_Supplied material_.
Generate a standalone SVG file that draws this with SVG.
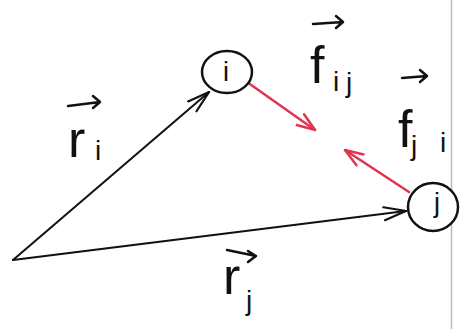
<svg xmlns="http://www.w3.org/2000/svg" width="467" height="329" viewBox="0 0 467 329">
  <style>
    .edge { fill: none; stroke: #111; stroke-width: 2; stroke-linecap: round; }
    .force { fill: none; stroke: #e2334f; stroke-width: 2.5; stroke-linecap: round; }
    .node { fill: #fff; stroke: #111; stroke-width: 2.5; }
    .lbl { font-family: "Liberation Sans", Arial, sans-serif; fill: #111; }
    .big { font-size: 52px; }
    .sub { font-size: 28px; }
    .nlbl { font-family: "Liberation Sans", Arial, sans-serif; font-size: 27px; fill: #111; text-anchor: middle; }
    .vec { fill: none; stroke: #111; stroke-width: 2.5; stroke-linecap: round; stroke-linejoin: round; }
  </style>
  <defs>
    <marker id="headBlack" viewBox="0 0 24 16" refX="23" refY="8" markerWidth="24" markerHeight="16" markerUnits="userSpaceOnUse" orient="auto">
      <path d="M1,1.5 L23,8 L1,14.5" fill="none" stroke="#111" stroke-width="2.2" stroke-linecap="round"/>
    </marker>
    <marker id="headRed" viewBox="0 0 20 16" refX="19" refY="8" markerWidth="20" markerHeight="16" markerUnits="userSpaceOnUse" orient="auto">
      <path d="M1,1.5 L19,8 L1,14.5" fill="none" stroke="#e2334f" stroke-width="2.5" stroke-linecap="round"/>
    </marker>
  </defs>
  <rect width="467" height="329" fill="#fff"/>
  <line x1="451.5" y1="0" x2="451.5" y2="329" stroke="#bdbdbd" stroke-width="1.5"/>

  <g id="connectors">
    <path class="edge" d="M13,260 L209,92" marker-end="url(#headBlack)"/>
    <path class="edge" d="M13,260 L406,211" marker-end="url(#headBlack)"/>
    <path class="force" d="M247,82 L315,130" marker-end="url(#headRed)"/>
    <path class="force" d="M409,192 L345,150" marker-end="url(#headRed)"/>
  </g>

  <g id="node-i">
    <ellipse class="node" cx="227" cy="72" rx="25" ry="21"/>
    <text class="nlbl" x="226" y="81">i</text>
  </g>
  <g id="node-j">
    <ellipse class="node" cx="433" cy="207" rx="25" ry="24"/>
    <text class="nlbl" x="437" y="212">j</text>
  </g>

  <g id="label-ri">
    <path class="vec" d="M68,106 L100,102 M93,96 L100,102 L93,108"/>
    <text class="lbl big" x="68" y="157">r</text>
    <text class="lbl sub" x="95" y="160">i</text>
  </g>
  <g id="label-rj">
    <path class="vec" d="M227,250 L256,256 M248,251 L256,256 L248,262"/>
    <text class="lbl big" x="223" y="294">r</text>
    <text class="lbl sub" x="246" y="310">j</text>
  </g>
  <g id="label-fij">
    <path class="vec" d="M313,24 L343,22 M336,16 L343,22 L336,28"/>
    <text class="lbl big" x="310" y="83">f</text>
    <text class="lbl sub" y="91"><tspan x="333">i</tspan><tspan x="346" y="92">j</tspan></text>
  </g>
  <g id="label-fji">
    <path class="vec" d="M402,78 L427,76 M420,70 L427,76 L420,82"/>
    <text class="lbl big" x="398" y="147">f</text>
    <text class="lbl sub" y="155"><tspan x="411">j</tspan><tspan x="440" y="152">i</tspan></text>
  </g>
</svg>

_Task statement_. Go through the material above and print all of it exactly, except the pictures.

_Result below_.
Generate a standalone SVG file that draws this with SVG.
<svg xmlns="http://www.w3.org/2000/svg" width="467" height="329" viewBox="0 0 467 329">
  <style>
    .edge { fill: none; stroke: #111; stroke-width: 2; stroke-linecap: round; }
    .force { fill: none; stroke: #e2334f; stroke-width: 2.5; stroke-linecap: round; }
    .node { fill: #fff; stroke: #111; stroke-width: 2.5; }
    .lbl { font-family: "Liberation Sans", Arial, sans-serif; fill: #111; }
    .big { font-size: 52px; }
    .sub { font-size: 28px; }
    .nlbl { font-family: "Liberation Sans", Arial, sans-serif; font-size: 27px; fill: #111; text-anchor: middle; }
    .vec { fill: none; stroke: #111; stroke-width: 2.5; stroke-linecap: round; stroke-linejoin: round; }
  </style>
  <defs>
    <marker id="headBlack" viewBox="0 0 24 16" refX="23" refY="8" markerWidth="24" markerHeight="16" markerUnits="userSpaceOnUse" orient="auto">
      <path d="M1,1.5 L23,8 L1,14.5" fill="none" stroke="#111" stroke-width="2.2" stroke-linecap="round"/>
    </marker>
    <marker id="headRed" viewBox="0 0 20 16" refX="19" refY="8" markerWidth="20" markerHeight="16" markerUnits="userSpaceOnUse" orient="auto">
      <path d="M1,1.5 L19,8 L1,14.5" fill="none" stroke="#e2334f" stroke-width="2.5" stroke-linecap="round"/>
    </marker>
  </defs>
  <rect width="467" height="329" fill="#fff"/>
  <line x1="451.5" y1="0" x2="451.5" y2="329" stroke="#bdbdbd" stroke-width="1.5"/>

  <g id="connectors">
    <path class="edge" d="M13,260 L209,92" marker-end="url(#headBlack)"/>
    <path class="edge" d="M13,260 L406,211" marker-end="url(#headBlack)"/>
    <path class="force" d="M247,82 L315,130" marker-end="url(#headRed)"/>
    <path class="force" d="M409,192 L345,150" marker-end="url(#headRed)"/>
  </g>

  <g id="node-i">
    <ellipse class="node" cx="227" cy="72" rx="25" ry="21"/>
    <text class="nlbl" x="226" y="81">i</text>
  </g>
  <g id="node-j">
    <ellipse class="node" cx="433" cy="207" rx="25" ry="24"/>
    <text class="nlbl" x="437" y="212">j</text>
  </g>

  <g id="label-ri">
    <path class="vec" d="M68,106 L100,102 M93,96 L100,102 L93,108"/>
    <text class="lbl big" x="68" y="157">r</text>
    <text class="lbl sub" x="95" y="160">i</text>
  </g>
  <g id="label-rj">
    <path class="vec" d="M227,250 L256,256 M248,251 L256,256 L248,262"/>
    <text class="lbl big" x="223" y="294">r</text>
    <text class="lbl sub" x="246" y="310">j</text>
  </g>
  <g id="label-fij">
    <path class="vec" d="M313,24 L343,22 M336,16 L343,22 L336,28"/>
    <text class="lbl big" x="310" y="83">f</text>
    <text class="lbl sub" y="91"><tspan x="333">i</tspan><tspan x="346" y="92">j</tspan></text>
  </g>
  <g id="label-fji">
    <path class="vec" d="M402,78 L427,76 M420,70 L427,76 L420,82"/>
    <text class="lbl big" x="398" y="147">f</text>
    <text class="lbl sub" y="155"><tspan x="411">j</tspan><tspan x="440" y="152">i</tspan></text>
  </g>
</svg>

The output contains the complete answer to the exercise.